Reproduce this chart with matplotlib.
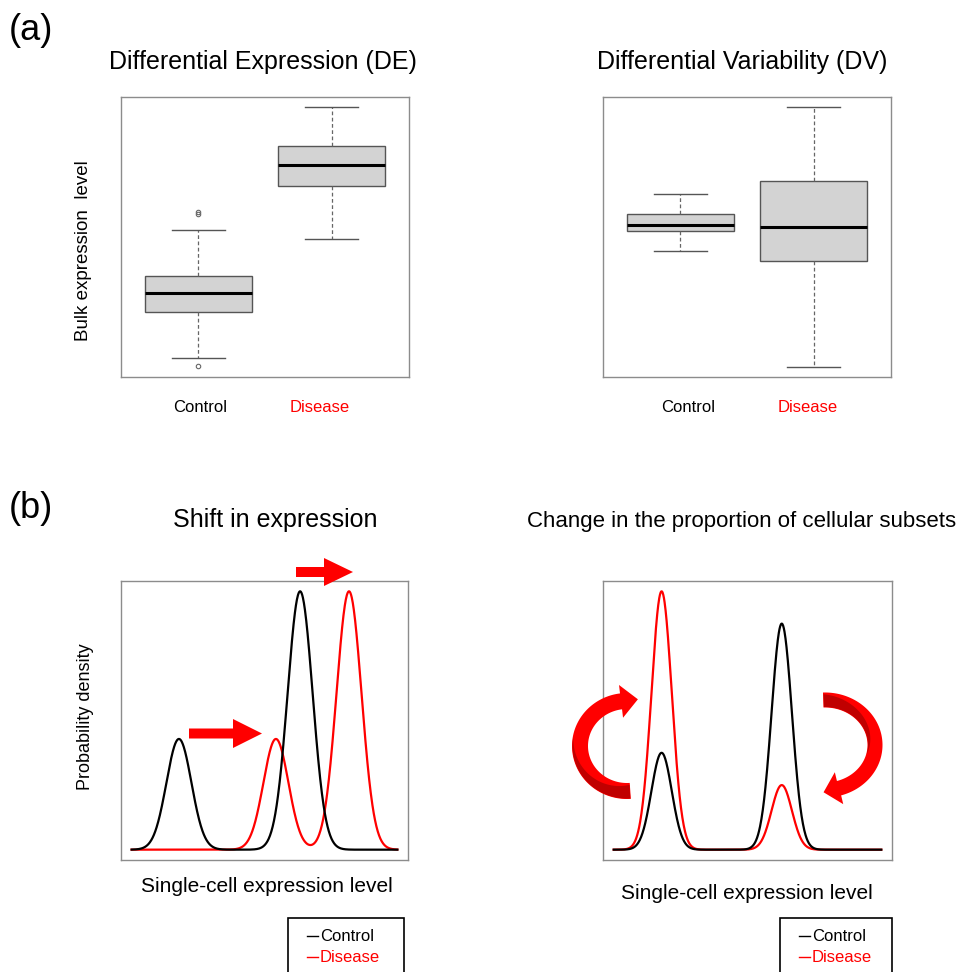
import numpy as np
import matplotlib
matplotlib.use("Agg")
import matplotlib.pyplot as plt
from matplotlib.patches import Polygon, FancyArrow, Rectangle

plt.rcParams['font.family'] = ['Liberation Sans', 'DejaVu Sans']

W, H = 957, 972

# ---------------- data ----------------
groups = ["Control", "Disease"]
group_colors = ["black", "red"]

# (a) DE boxplot stats: whislo, q1, med, q3, whishi, fliers
de_stats = [
    dict(whislo=0.68, q1=2.32, med=3.00, q3=3.61, whishi=5.25, fliers=[5.89, 5.82, 0.39]),
    dict(whislo=4.93, q1=6.82, med=7.57, q3=8.25, whishi=9.64, fliers=[]),
]
# (a) DV boxplot stats
dv_stats = [
    dict(whislo=4.50, q1=5.21, med=5.43, q3=5.82, whishi=6.54, fliers=[]),
    dict(whislo=0.36, q1=4.14, med=5.36, q3=7.00, whishi=9.64, fliers=[]),
]

# (b) mixture components: means, weights, sd
shift_ctrl_means = [1.78, 6.34]
shift_ctrl_weights = [0.3, 0.7]
shift_dis_means = [5.43, 8.18]
shift_dis_weights = [0.3, 0.7]
shift_sd = 0.47

prop_ctrl_means = [1.79, 6.28]
prop_ctrl_weights = [0.3, 0.7]
prop_dis_means = [1.79, 6.28]
prop_dis_weights = [0.8, 0.2]
prop_sd = 0.38


def px_rect(x0, y0, x1, y1):
    return [x0 / W, 1 - y1 / H, (x1 - x0) / W, (y1 - y0) / H]


fig = plt.figure(figsize=(W / 100, H / 100), dpi=100)

FRAME = '#8c8c8c'


def style_frame(ax):
    ax.set_xticks([])
    ax.set_yticks([])
    for s in ax.spines.values():
        s.set_color(FRAME)
        s.set_linewidth(1.0)


def boxpanel(rect, stats):
    ax = fig.add_axes(rect)
    for st, lab in zip(stats, groups):
        st['label'] = lab
    ax.bxp(stats, positions=[1, 2], widths=0.8, capwidths=0.4, patch_artist=True,
           showfliers=True,
           boxprops=dict(facecolor='#d3d3d3', edgecolor='#555555', linewidth=1.0),
           medianprops=dict(color='black', linewidth=2.2),
           whiskerprops=dict(color='#666666', linewidth=0.9, linestyle=(0, (3, 2))),
           capprops=dict(color='#555555', linewidth=1.0),
           flierprops=dict(marker='o', markerfacecolor='none', markeredgecolor='#666666',
                           markersize=3.2, markeredgewidth=0.8))
    ax.set_xlim(0.42, 2.58)
    ax.set_ylim(0, 10)
    style_frame(ax)
    return ax


def mixture(x, means, weights, sd):
    y = np.zeros_like(x)
    for m, w in zip(means, weights):
        y += w * np.exp(-0.5 * ((x - m) / sd) ** 2) / (sd * np.sqrt(2 * np.pi))
    return y


def densitypanel(rect, cm, cw, dm, dw, sd):
    ax = fig.add_axes(rect)
    x = np.linspace(0, 10, 800)
    yc = mixture(x, cm, cw, sd)
    yd = mixture(x, dm, dw, sd)
    ax.plot(x, yd, color='red', lw=1.6)
    ax.plot(x, yc, color='black', lw=1.6)
    ymax = max(yc.max(), yd.max())
    ax.set_xlim(-0.4, 10.4)
    ax.set_ylim(-0.04 * ymax, 1.04 * ymax)
    style_frame(ax)
    return ax


boxpanel(px_rect(121, 97, 409, 377), de_stats)
boxpanel(px_rect(603, 97, 891, 377), dv_stats)
densitypanel(px_rect(121, 581, 408, 860), shift_ctrl_means, shift_ctrl_weights,
             shift_dis_means, shift_dis_weights, shift_sd)
densitypanel(px_rect(603, 581, 892, 860), prop_ctrl_means, prop_ctrl_weights,
             prop_dis_means, prop_dis_weights, prop_sd)

# ---------------- overlay for text & decorations (pixel coords) ----------------
ov = fig.add_axes([0, 0, 1, 1], zorder=10)
ov.set_xlim(0, W)
ov.set_ylim(H, 0)
ov.axis('off')
ov.patch.set_alpha(0)

ov.text(9, 30, "(a)", fontsize=26, ha='left', va='center')
ov.text(9, 508, "(b)", fontsize=26, ha='left', va='center')

ov.text(263, 62, "Differential Expression (DE)", fontsize=18, ha='center', va='center')
ov.text(742, 62, "Differential Variability (DV)", fontsize=18, ha='center', va='center')
ov.text(275, 520, "Shift in expression", fontsize=18, ha='center', va='center')
ov.text(742, 521, "Change in the proportion of cellular subsets", fontsize=16,
        ha='center', va='center')

ov.text(83, 251, "Bulk expression  level", fontsize=13.5, rotation=90, ha='center', va='center')
ov.text(86, 717, "Probability density", fontsize=13, rotation=90, ha='center', va='center')

for cx, lab, col in zip([200, 320], groups, group_colors):
    ov.text(cx, 407, lab, fontsize=12, color=col, ha='center', va='center')
for cx, lab, col in zip([688, 808], groups, group_colors):
    ov.text(cx, 407, lab, fontsize=12, color=col, ha='center', va='center')

ov.text(267, 886, "Single-cell expression level", fontsize=15, ha='center', va='center')
ov.text(747, 893, "Single-cell expression level", fontsize=15, ha='center', va='center')

# legends
for (bx0, bx1, lx0, lx1, tx) in [(288, 404, 307, 318, 320), (780, 892, 799, 810, 812)]:
    ov.add_patch(Rectangle((bx0, 918), bx1 - bx0, 70, facecolor='white',
                           edgecolor='black', lw=1.2, clip_on=True))
    for yy, lab, col in zip([936, 957], groups, group_colors):
        ov.plot([lx0, lx1], [yy, yy], color=col, lw=1.0)
        ov.text(tx, yy, lab, fontsize=12, color=col, ha='left', va='center')

# straight arrows
RED = '#ff0000'
DARK = '#c00000'
ov.add_patch(FancyArrow(189, 733.5, 73, 0, width=10, head_width=29, head_length=29,
                        length_includes_head=True, color=RED, lw=0))
ov.add_patch(FancyArrow(296, 572, 57, 0, width=10, head_width=28, head_length=29,
                        length_includes_head=True, color=RED, lw=0))


def curved_arrow(cx, cy, rx, ry, thick, th0, th1, head_len, head_w,
                 dark_side, dark_t0, dark_t1):
    t = np.radians(np.linspace(th0, th1, 200))
    ox = cx + (rx + thick / 2) * np.cos(t)
    oy = cy + (ry + thick / 2) * np.sin(t)
    ix = cx + (rx - thick / 2) * np.cos(t)
    iy = cy + (ry - thick / 2) * np.sin(t)
    te = np.radians(th1)
    P = np.array([cx + rx * np.cos(te), cy + ry * np.sin(te)])
    sgn = np.sign(th1 - th0)
    T = sgn * np.array([-rx * np.sin(te), ry * np.cos(te)])
    T /= np.linalg.norm(T)
    N = np.array([ry * np.cos(te), rx * np.sin(te)])
    N /= np.linalg.norm(N)
    b1 = P + N * head_w / 2
    b2 = P - N * head_w / 2
    tip = P + T * head_len
    pts = np.vstack([np.column_stack([ox, oy]), b1, tip, b2,
                     np.column_stack([ix, iy])[::-1]])
    ov.add_patch(Polygon(pts, closed=True, facecolor=RED, edgecolor='none'))
    # darker shading (ribbon side)
    td = np.radians(np.linspace(dark_t0, dark_t1, 120))
    frac = np.linspace(0.85, 0.0, 120)
    if dark_side == 'outer':
        r1x = rx + thick / 2 - 0.5
        r1y = ry + thick / 2 - 0.5
        r2x = r1x - thick * frac
        r2y = r1y - thick * frac
    else:
        r1x = rx - thick / 2 + 0.5
        r1y = ry - thick / 2 + 0.5
        r2x = r1x + thick * frac
        r2y = r1y + thick * frac
    a = np.column_stack([cx + r1x * np.cos(td), cy + r1y * np.sin(td)])
    b = np.column_stack([cx + r2x * np.cos(td), cy + r2y * np.sin(td)])
    ov.add_patch(Polygon(np.vstack([a, b[::-1]]), closed=True, facecolor=DARK,
                         edgecolor='none'))


curved_arrow(627, 746, 47, 45, 16, 86, 262.7, 17, 33, 'outer', 86.5, 190)
curved_arrow(825, 745, 50, 45, 15, -92, 73.7, 16, 33, 'inner', -91.5, 15)

fig.savefig("out.png", dpi=100)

━━━━━━━━━━━━━━━━━━━━

=== DIRECTIONS FOR THIS TASK ===
Output nothing but the number of lines in the data containing the string "matplotlib".

=== EXPECTED OUTPUT ===
5